When family members, spouses, associates, friends or any individuals purchase a property together, this is called Joint Ownership of Property. There are many circumstances to a joint ownership, with it either being to get a higher loan or just for investment purposes. Regardless of the purpose, there is a need to understand the nature and obstacles of joint ownerships.
First and foremost a joint ownership will place a limit on your rights and privileges as a property owner and also in the event where there is a need for ownership transfer. Whatever disagreement that arise from the joint ownership between the parties have a direct effect on how the property will be handled.
The first step before even signing up for a joint ownership is to have a clear understanding about the property itself and also the actual agreement between parties.
All parties should first come to an agreement in regards to the term of yield (either long or short term), the responsibilities and contributions, settlement of quit rent, mortgage, loans assessments and so on. Facts and figures should be clearly stated (preferably written down).

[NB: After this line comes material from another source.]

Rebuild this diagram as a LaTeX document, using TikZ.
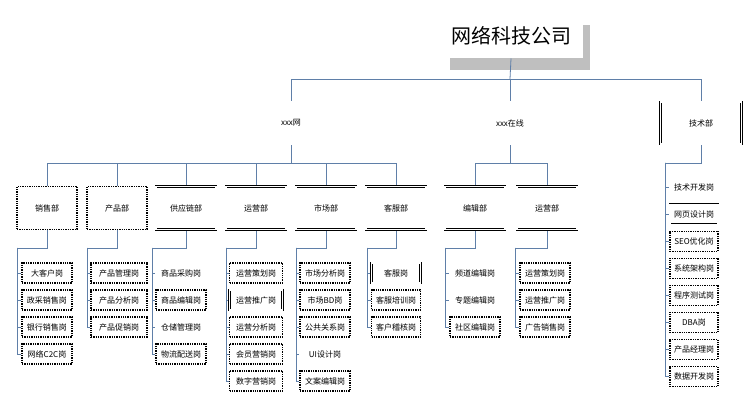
\documentclass[tikz,border=0pt]{standalone}
\usepackage{fontspec}
\setmainfont{Noto Sans CJK SC}
\definecolor{lnc}{HTML}{5F7FA8}
\newcommand\grp[6]{%
  \coordinate (#1e) at (#3,248);
  \draw[conn] (#2.south) |- (#1e);
  \foreach \t/\s [count=\i] in {#6} {
    \node[\s,minimum width=#5pt,minimum height=20pt] (#1-\i) at (#4,{273+27*(\i-1)}) {\t};
    \draw[conn] (#1e) |- (#1-\i.west);
  }}
\newcommand\tgrp[1]{%
  \foreach \t/\s [count=\i] in {#1} {
    \node[\s,minimum width=48pt,minimum height=20pt] (t-\i) at (694,{187+27.1*(\i-1)}) {\t};
    \draw[conn] (te) |- (t-\i.west);
  }}
\begin{document}
\begin{tikzpicture}[x=1pt,y=-1pt,
  conn/.style={draw=lnc,line width=0.8pt},
  base/.style={inner sep=0,align=center,font=\fontsize{8}{9}\selectfont},
  dbl/.style={base,draw,fill=white,line width=2.8pt,postaction={draw=white,line width=1.1pt}},
  dot/.style={base,draw,densely dotted,line width=1.3pt,fill=white},
  dept/.style={minimum width=60pt,minimum height=43pt}]
\useasboundingbox (0,0) rectangle (750,403);
\fill[white] (0,0) rectangle (750,403);
% top
\fill[black!25] (450,25) rectangle (590,70);
\node[dbl,minimum width=142pt,minimum height=42pt,font=\fontsize{20}{22}\selectfont] (top) at (511,36) {网络科技公司};
\node[dbl,dept,minimum width=82pt,minimum height=42pt] (w) at (291,123) {xxx网};
\node[dbl,dept,minimum width=80pt,minimum height=42pt] (z) at (510,123) {xxx在线};
\node[dbl,dept,minimum width=81pt,minimum height=42pt] (j) at (701,123) {技术部};
\coordinate (b1) at (510,79);
\draw[conn] (top.south) -- (b1);
\draw[conn] (b1) -| (w.north);
\draw[conn] (b1) -| (z.north);
\draw[conn] (b1) -| (j.north);
% depts
\node[dot,dept] (d1) at (47,208) {销售部};
\node[dot,dept] (d2) at (117,208) {产品部};
\node[dbl,dept] (d3) at (186,208) {供应链部};
\node[dbl,dept] (d4) at (256,208) {运营部};
\node[dbl,dept] (d5) at (326,208) {市场部};
\node[dbl,dept] (d6) at (396,208) {客服部};
\node[dbl,dept] (d7) at (475,208) {编辑部};
\node[dbl,dept] (d8) at (547,208) {运营部};
\coordinate (wb) at (291,163);
\coordinate (zb) at (510,163);
\draw[conn] (w.south) -- (wb);
\foreach \d in {d1,d2,d3,d4,d5,d6} \draw[conn] (wb) -| (\d.north);
\draw[conn] (z.south) -- (zb);
\foreach \d in {d7,d8} \draw[conn] (zb) -| (\d.north);
\grp{a}{d1}{17}{47}{50}{大客户岗/dot,政采销售岗/dot,银行销售岗/dot,网络C2C岗/dot}
\grp{b}{d2}{87}{119}{56}{产品管理岗/dot,产品分析岗/dot,产品促销岗/dot}
\grp{c}{d3}{152}{181}{50}{商品采购岗/dbl,商品编辑岗/dot,仓储管理岗/dbl,物流配送岗/dot}
\grp{e}{d4}{226}{256}{53}{运营策划岗/dot,运营推广岗/dbl,运营分析岗/dot,会员营销岗/dot,数字营销岗/dot}
\grp{f}{d5}{296}{325}{50}{市场分析岗/dot,市场BD岗/dot,公共关系岗/dot,UI设计岗/dbl,文案编辑岗/dot}
\grp{g}{d6}{367}{396}{49}{客服岗/dbl,客服培训岗/dot,客户稽核岗/dot}
\grp{h}{d7}{445}{475}{50}{频道编辑岗/dbl,专题编辑岗/dbl,社区编辑岗/dot}
\grp{k}{d8}{515}{545}{50}{运营策划岗/dot,运营推广岗/dot,广告销售岗/dot}
\coordinate (te) at (665,163);
\draw[conn] (j.south) |- (te);
\tgrp{技术开发岗/dbl,网页设计岗/dbl,SEO优化岗/dot,系统架构岗/dot,程序测试岗/dot,DBA岗/dot,产品经理岗/dot,数据开发岗/dot}
\end{tikzpicture}
\end{document}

This is not only to protect yourself when things go south in relationships, unexpected deaths, and even when selling the property in the future. Take heed that after the death of any joint-purchaser, their respective share will come under the laws of intestacy and be assigned appropriately. The surviving joint-purchaser would need to acquire a court order when intending to sell the property. The court order is to be acquired by any named beneficiaries before the sale of the property.
For most joint ownerships, the owners, aptly named joint-purchasers, are by law (Section 342(1) of the National Land Code 1965) considered equal in the ownership unless stated otherwise in their agreements when newly registering the property. This is why it is ultimately crucial to have a proper agreement to prevent any future misunderstandings or conflicts.